Petra Nova dramatically illustrates the failure of politically motivated energy projects. Previous government directed attempts to get carbon capture and storage technology off the ground also squandered hundreds of millions in taxpayer money.

Time and again, Congress creates new “temporary” subsidies to prop up politically popular, nascent technologies that claim to need government help, “just to get on our feet.” But these temporary subsidies seldom die. Instead, companies become dependent on them, and limp along in a wasteful and inefficient manner.

In fact, some proponents of carbon capture have called 45Q a “make-or-break element” of the technology’s future success. That is a recipe for dependence.

Tax credits have also been issued for wind power, solar energy, electric cars, and biofuels, to name a few. Each of these credits were designed to get fledgling industries off the ground. As they began to expire, the industries pursued fierce lobbying to expand the subsidies or make them permanent.

Companies that do not receive any preferential treatment are also incentivized to lobby for tax subsidies simply to  level the playing field. The result is a hodgepodge of tax credits benefiting select technologies that members of Congress support, even if the support harms the country as a whole despite benefiting their districts or states. It is by no means an effective way to reduce carbon dioxide emissions, as many of the subsidies carry significantly high abatement costs.

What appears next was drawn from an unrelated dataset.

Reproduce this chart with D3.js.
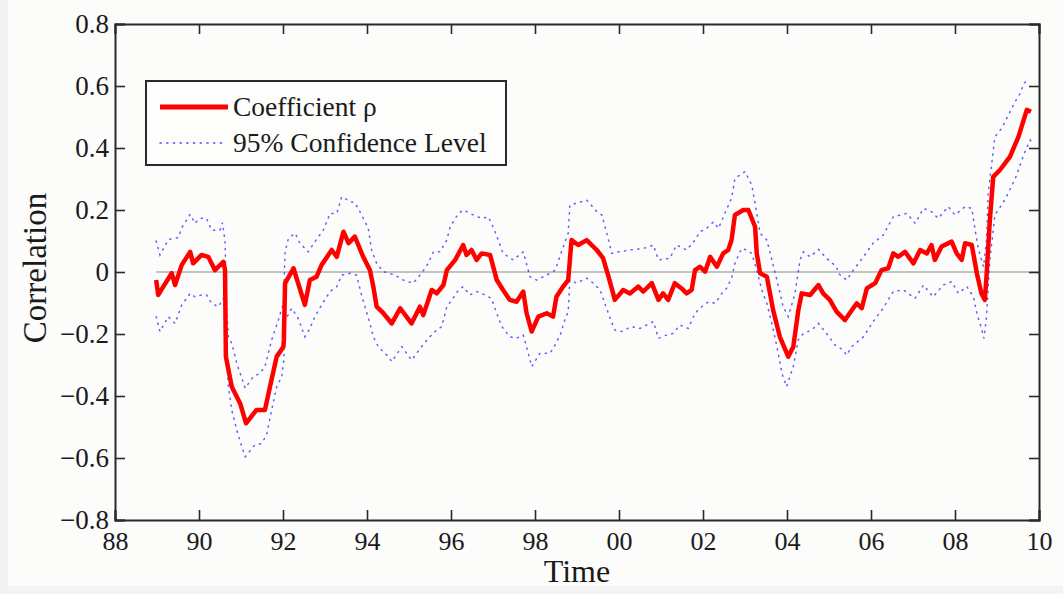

Besides lost revenue, tax subsidies have many other significant hidden costs to American taxpayers. Because private capital—investment—is limited, technologies that do not receive subsidies appear to be more expensive, risky, or unpromising. Thus, the government discourages private investments in projects that lack the government’s blessing, but may actually be more commercially promising.

In other words: A dollar invested in a company that benefits from a tax credit cannot be invested simultaneously in another company. This creates opportunity costs where potentially promising but unsubsidized technologies may not receive investment.

Business models built around taxpayer-funded subsidies also distort the incentive that drives innovation. Preferential tax treatment reduces the necessity for an industry to make its technology cost-competitive, because the tax credit shields a company from recognizing the actual price at which its technology is economically viable.

The government should not prop up any energy source, and should instead allow competitive markets to meet America’s energy needs.

However well intentioned, tax subsidies look more like corporate welfare for politically connected industries, and much less effective at spurring a dominant, world-class energy sector.